Quote:
Originally Posted by Kitabi
PDF and other textbook formats are not that great on eBook readers if you can get them at all. Plus the editing and typesetting on a lot of these books tend to be atrocious so running them through Calibre/other tools is a waste of time unless you are that desperate to read the book.
|
Some yes, some no. Some of the pirate versions are higher quality than the commercial ones.
Most aren't, but it's less because "people are lazy" than because there's no particular reward, not even social points, for being meticulous about bootleg ebooks. There's no way to indicate, "this one is carefully crafted to look great in your ebook reader" the way that books here at Mobileread can. There's no way to pull the lousy first-version OCR-with-errors version out of the sharing pool. There's no way to legitimately promote the better versions, and a lot of proofreaders/formatters would prefer to save their time-consuming work for stuff that can be openly shared--Gutenberg's Open Proofreaders, or doing new versions of Creative Commons works that were released in PDF, and so on.
Quote:
|
I have seen books which look as if they were typed in by someone learning to type. Very different from a ripped cd. CD/DVD drives and sofware are more widespread than OCR's and scanning a pbook is much more tedious than ripping a disk.
|
So far, yes. But 30 years ago, photocopying was done at huge, expensive machines that only offices could afford; now you can have a $60 box at your desk that copies papers. (And scans. Badly.) In another couple of decades, we may have achieved "flip through this book in front of the camera & it'll convert to ebook."
Quote:
|
For the moment, I remain unconvinced that the publishers are under the same kind of pressure that the recording industry was under.
|
The recording industry is a multi-billion dollar industry. A "gold" record has sold a million copies. Top-selling albums sell 10 million copies or more; it takes 20 million to make Wikipedia's records page. The book industry deals with much, much smaller numbers... Harry Potter & the Deathly Hallows set publishing history with 12 million books printed for its first run.

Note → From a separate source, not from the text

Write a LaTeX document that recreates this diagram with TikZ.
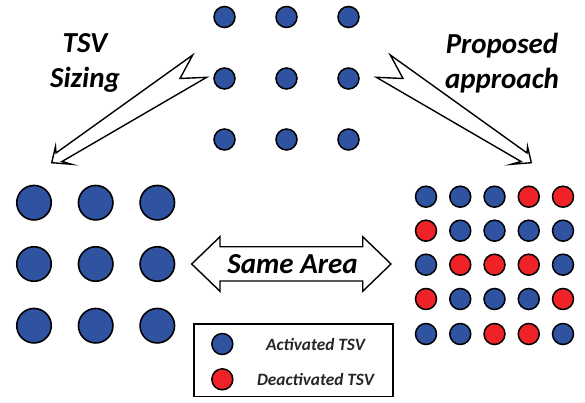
\documentclass[tikz,border=0pt]{standalone}
\usepackage{fontspec}
\setmainfont{Carlito}
\definecolor{tsvblue}{HTML}{2F53A1}
\definecolor{tsvred}{HTML}{EE2227}
\tikzset{
  tsv/.style={circle, draw=black, line width=1.5pt, inner sep=0pt, minimum size=21pt},
  act/.style={tsv, fill=tsvblue},
  deact/.style={tsv, fill=tsvred},
  bigtsv/.style={circle, draw=black, line width=1.6pt, inner sep=0pt, minimum size=34.5pt, fill=tsvblue},
  lbl/.style={font=\bfseries\itshape, inner sep=0pt, align=center},
  blockarrow/.style={draw=black, fill=white, line width=1.4pt, line join=miter},
}
\begin{document}
\begin{tikzpicture}[x=1pt,y=-1pt]
\useasboundingbox (0,0) rectangle (585,403);
% top grid
\foreach \c/\x in {1/224.5,2/286.5,3/348.5}
  \foreach \r/\y in {1/17,2/78.5,3/139.5}
    \node[act] (t\r\c) at (\x,\y) {};
% left grid
\foreach \c/\x in {1/34,2/95.7,3/157.3}
  \foreach \r/\y in {1/202.7,2/264,3/325.7}
    \node[bigtsv] (l\r\c) at (\x,\y) {};
% right grid
\foreach \r/\y/\pat in {1/196.7/{a,a,a,d,d},2/230.7/{d,a,a,a,a},3/264.7/{a,d,d,d,a},4/299/{d,a,a,a,d},5/334/{a,a,d,d,a}}{
  \foreach \k [count=\c] in \pat {
    \pgfmathsetmacro{\xx}{426+34.25*(\c-1)}
    \if a\k\def\sty{act}\else\def\sty{deact}\fi
    \node[\sty] (r\r\c) at (\xx,\y) {};
  }
}
% left block arrow (TSV sizing)
\draw[blockarrow] (192.7,55) -- (56,153) -- (55.5,146.5) -- (51.7,162.7) -- (71.7,164.3) -- (62,161.5) -- (206.7,77.3) -- (180,78.5) -- cycle;
% right block arrow (proposed approach)
\draw[blockarrow] (390.3,55) -- (527,153) -- (527.5,146.5) -- (531.3,162.7) -- (511.3,164.3) -- (521,161.5) -- (376.3,77.3) -- (403,78.5) -- cycle;
% labels
\node[lbl, font=\fontsize{29}{35}\selectfont\bfseries\itshape] (ts) at (85,63) {TSV\\Sizing};
\node[lbl, font=\fontsize{29}{35}\selectfont\bfseries\itshape] (pa) at (502,63) {Proposed\\approach};
% double arrow
\draw[blockarrow] (191.7,264) -- (220,236.7) -- (220,246.7) -- (362.7,246.7) -- (362.7,236.7) -- (391,264) -- (362.7,291.3) -- (362.7,281) -- (220,281) -- (220,291.3) -- cycle;
\node[lbl, font=\fontsize{29}{34}\selectfont\bfseries\itshape] (sa) at (292.5,264) {Same Area};
% legend
\draw[line width=1.4pt] (194,324) rectangle (393,396.5);
\node[act] (la) at (222.3,344) {};
\node[deact] (ld) at (222.3,379.3) {};
\node[lbl, font=\fontsize{17.3}{20}\selectfont\bfseries\itshape, text=black!85] (lat) at (315.5,344) {Activated TSV};
\node[lbl, font=\fontsize{17.3}{20}\selectfont\bfseries\itshape, text=black!85] (ldt) at (315.5,379.3) {Deactivated TSV};
\end{tikzpicture}
\end{document}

Best-selling records count their millions of sales. Best-selling books count thousands. Oh, maybe tens of thousands... but only a handful of authors on the planet can expect to sell books by the million. *Any* popular band could jump to a million in record sales.
The publishing industries have always been scrabbling to balance cost of creation (author's work) vs cost of production (printing & distribution) vs how much the public will pay. Ebooks threaten the delicate balancing act they've put together; they're under a great deal more economic threat from ebook filesharing than the RIAA is from Napster.